2012年7月2日月曜日

続・脳科学と心の臨床 (36)


うーん、我ながらよく調べて書いていると感心する。このブログの文よりはるかに質が良い。まあそれはともかく。
 賦活化・生成仮説について少し詳しく説明したわけであるが、たとえばネットで検索をしてみても、夢に関する著書を読んでも、このホブソン達の説が主流になっているかといえばそうではない。夢を分析可能なものとみなし、そこに様々な意味を見いだすという臨床活動を続けている人たちも、まだ沢山いるだろう。そもそも夢の分析を中心とするユング派の精神分析的治療が成り立っているということ自体がその証である。
夢の理論について私自身が考えていることは、ホブソンの説とフロイトの説のどちらでもあって、どちらでもないようなところがある。ホブソンの説のように、夢の素材は確かにランダム性を持つかもしれない。しかし驚くのはそれをもとにストーリーを組み上げる脳の力なのである。そこにはフロイトが論じた様々なメカニズムが働いている可能性があるが、それを明らかにするだけの学問的な蓄積を私たちは持っていない。とにかく何らかのきわめて複雑で精巧なメカニズムがあるから、私たちはその結果として生まれる科学的な発見や芸術的な創造物に感動するのである。
夢の素材がランダムであると言うことは、それ自身に深い意味を見出すことはあまりできないと言うことだ。例えば私の見る夢の中には昔住んでいた田舎の雰囲気も出てくるし、私が小さい頃の母親も出てくる。家の神さんが出てくることもある。今日の夢になぜ父親が出てこず、私がよく知る患者の顔が浮かばなかったかに深い理由などない。たまたまそれらがピックアップされたのだ。しかしそれが極めて入りくんだストーリーラインの中に組み込まれて仕上がってくる。よくぞこんな素材でそこまで、というような緻密さや情緒的な説得力なのだ。そしてそのストーリーラインを作っているのは脳の活動である。その合成の力こそ驚くべきである。
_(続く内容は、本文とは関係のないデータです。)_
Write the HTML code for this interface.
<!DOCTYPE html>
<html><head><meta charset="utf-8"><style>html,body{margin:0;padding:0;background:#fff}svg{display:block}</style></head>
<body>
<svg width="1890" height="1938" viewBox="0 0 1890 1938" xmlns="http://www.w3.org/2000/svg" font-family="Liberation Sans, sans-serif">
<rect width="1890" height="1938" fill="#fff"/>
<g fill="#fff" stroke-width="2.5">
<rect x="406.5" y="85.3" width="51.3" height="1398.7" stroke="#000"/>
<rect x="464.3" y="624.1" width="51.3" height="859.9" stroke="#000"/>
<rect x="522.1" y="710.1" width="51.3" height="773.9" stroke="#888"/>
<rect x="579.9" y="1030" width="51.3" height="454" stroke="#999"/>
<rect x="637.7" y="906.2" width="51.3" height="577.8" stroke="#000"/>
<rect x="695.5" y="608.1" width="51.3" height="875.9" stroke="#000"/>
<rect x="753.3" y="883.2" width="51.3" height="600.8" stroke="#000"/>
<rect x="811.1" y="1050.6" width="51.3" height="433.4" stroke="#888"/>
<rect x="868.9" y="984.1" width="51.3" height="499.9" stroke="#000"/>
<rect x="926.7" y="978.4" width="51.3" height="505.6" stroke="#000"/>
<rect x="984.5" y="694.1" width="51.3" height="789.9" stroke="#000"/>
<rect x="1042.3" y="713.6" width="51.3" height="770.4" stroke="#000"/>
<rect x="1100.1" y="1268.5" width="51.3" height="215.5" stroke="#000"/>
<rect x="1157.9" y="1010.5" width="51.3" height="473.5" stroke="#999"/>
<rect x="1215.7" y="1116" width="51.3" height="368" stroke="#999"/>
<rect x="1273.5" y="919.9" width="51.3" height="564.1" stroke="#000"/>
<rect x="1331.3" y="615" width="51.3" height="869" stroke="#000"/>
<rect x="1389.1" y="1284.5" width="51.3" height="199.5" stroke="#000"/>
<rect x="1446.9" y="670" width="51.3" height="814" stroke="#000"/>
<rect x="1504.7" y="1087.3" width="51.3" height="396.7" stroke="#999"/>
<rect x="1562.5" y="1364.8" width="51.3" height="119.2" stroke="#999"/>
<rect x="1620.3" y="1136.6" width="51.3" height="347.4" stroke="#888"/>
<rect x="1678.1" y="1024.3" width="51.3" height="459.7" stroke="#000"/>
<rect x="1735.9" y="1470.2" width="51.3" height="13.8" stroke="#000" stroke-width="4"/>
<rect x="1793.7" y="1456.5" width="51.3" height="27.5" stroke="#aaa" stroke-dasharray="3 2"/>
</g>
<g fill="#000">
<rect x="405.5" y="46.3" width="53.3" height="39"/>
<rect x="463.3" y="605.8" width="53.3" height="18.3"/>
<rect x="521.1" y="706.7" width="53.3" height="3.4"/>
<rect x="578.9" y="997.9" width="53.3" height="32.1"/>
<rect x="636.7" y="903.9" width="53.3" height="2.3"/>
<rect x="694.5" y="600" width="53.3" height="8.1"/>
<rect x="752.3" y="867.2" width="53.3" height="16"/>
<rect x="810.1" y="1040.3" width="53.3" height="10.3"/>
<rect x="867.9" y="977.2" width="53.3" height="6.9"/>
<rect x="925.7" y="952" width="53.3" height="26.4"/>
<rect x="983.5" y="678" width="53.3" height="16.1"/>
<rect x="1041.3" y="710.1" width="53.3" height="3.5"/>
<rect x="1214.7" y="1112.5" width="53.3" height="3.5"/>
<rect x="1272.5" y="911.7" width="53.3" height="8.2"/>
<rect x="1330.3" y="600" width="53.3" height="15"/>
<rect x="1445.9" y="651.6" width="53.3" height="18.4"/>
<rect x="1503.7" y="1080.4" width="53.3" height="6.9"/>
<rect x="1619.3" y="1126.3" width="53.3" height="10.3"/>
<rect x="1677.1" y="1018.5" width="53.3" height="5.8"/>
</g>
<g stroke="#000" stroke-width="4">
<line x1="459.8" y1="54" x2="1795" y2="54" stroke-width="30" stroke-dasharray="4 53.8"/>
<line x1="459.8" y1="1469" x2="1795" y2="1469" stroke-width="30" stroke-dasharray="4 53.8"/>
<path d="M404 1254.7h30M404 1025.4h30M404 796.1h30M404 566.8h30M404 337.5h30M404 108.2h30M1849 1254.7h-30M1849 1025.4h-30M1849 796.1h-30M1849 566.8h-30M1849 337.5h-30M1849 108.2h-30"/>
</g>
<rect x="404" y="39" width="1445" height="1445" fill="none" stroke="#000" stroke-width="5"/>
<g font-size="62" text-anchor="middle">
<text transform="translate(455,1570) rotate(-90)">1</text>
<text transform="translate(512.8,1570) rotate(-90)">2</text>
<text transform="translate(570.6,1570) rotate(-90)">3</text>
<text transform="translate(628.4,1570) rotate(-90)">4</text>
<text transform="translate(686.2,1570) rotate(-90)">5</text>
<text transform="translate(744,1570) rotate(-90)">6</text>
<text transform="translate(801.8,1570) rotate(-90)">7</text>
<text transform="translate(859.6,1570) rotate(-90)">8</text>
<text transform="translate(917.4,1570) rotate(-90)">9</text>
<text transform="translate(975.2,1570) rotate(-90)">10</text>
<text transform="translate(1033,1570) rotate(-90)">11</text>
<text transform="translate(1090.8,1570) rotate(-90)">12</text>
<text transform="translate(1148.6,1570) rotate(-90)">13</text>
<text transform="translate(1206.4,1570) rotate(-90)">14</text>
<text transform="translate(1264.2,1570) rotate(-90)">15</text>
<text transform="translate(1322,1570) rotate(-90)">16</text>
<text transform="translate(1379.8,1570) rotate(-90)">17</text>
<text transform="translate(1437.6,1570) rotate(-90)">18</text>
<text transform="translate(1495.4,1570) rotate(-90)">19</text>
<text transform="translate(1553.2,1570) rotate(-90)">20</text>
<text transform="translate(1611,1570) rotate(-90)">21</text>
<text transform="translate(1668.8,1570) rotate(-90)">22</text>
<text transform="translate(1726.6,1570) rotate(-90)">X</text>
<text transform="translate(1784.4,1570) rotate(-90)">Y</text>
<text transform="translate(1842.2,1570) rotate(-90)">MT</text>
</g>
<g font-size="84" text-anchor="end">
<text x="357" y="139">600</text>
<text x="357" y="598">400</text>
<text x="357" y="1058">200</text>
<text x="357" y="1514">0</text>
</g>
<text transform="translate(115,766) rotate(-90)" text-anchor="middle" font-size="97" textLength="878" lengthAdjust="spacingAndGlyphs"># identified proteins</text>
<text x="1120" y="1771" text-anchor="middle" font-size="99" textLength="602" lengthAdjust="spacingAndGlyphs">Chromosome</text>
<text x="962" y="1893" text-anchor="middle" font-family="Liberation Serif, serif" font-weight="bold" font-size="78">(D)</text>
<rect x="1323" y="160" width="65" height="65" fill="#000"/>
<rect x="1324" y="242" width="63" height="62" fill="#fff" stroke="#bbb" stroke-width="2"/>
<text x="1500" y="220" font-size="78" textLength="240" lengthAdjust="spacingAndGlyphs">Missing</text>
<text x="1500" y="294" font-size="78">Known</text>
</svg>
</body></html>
私が述べたこの視点と、フロイトの精神分析的な視点との違いをおわかりだろうか? フロイトは、夢が無意識的な願望などを極めて上手く包み隠すことに驚いた。そしてそこにいくつかのメカニズムを考えた。それらが(1)圧縮の作業、(2)移動の作業、(3)戯曲化、(4)理解可能にするための整理ないしは解釈、と言われるものである。そして最も重要な意味を持つのは、その素材なのである。なぜならそれが抑圧され、夢によって形を変えて表れることがその人の病理を表すのであるから。しかし私の立場は、本来は無意識内容というよりはランダム的に与えられた素材を使ってストーリーを紡ぎあげるメカニズムこそが驚くべきであり、たとえ夢がいかに意味深長でも、その素材の持つ意味を追求することには限界がある。なぜならそこには根本にはランダム性、カオス的な性質が横たわっているからである。
昨日は創造的な課程について述べたが、この夢の課程に特徴的なのは、意識の受身的な性質がさらに明らかだということである。私たちは夢に圧倒され、一大スペクタクルを見たような気がする。ただし少なくとも起きて5分程度までは。そのうちその圧倒的な印象も、その内容も霞のように消えていくのが普通だからだ。しかしともかくも私たちは完全に受け手であり、観客の側に立たされる。それは「いいメロディーが思い浮かんだ」「いいストーリーラインを思いついた」という想像プロセスに多少なりとも見られる能動感が既になくなっている。
ただし脳の側の自律性ということについてその精巧さを強調した後に言うのもナンだが、その「質」については疑問である場合も少なくない。仮に特殊な機会を装着することで、人は30分の間のレム睡眠の継続時間に起きたス―トーリーラインを完璧に再構成でき、それを映画に出来たとしよう。それを見た人の評価はきっと散々だろう。夢の話の展開は突拍子もなく、ちぐはぐでナンセンスである。その夢の内容に感動を覚える、というのはそのクオリティーの高さというよりは、それを見る脳が同時に情緒的な反応を起こしやすいという条件化にあるからであろう。だから覚醒した直後はその夢の内容に感動して泣くようなことがあっても、5分ほどしてみると、ケロッとして「オレはなんであんなことに泣いていたんだろう?」ということになる。
以上のことから一つの結論が得られはしないだろうか?意識による介助のない創造過程は十分な彫琢が得られない可能性があると言うことである。ちょうどどんなに感動的な映画でも、個々のシーンを繋げる編集の作業が欠かせないのと同じように。脳の自動的な課程はちょうど長い糸が紡ぎ出されるだけであり、それを織って布にしていくのは意識による介入という可能性がある。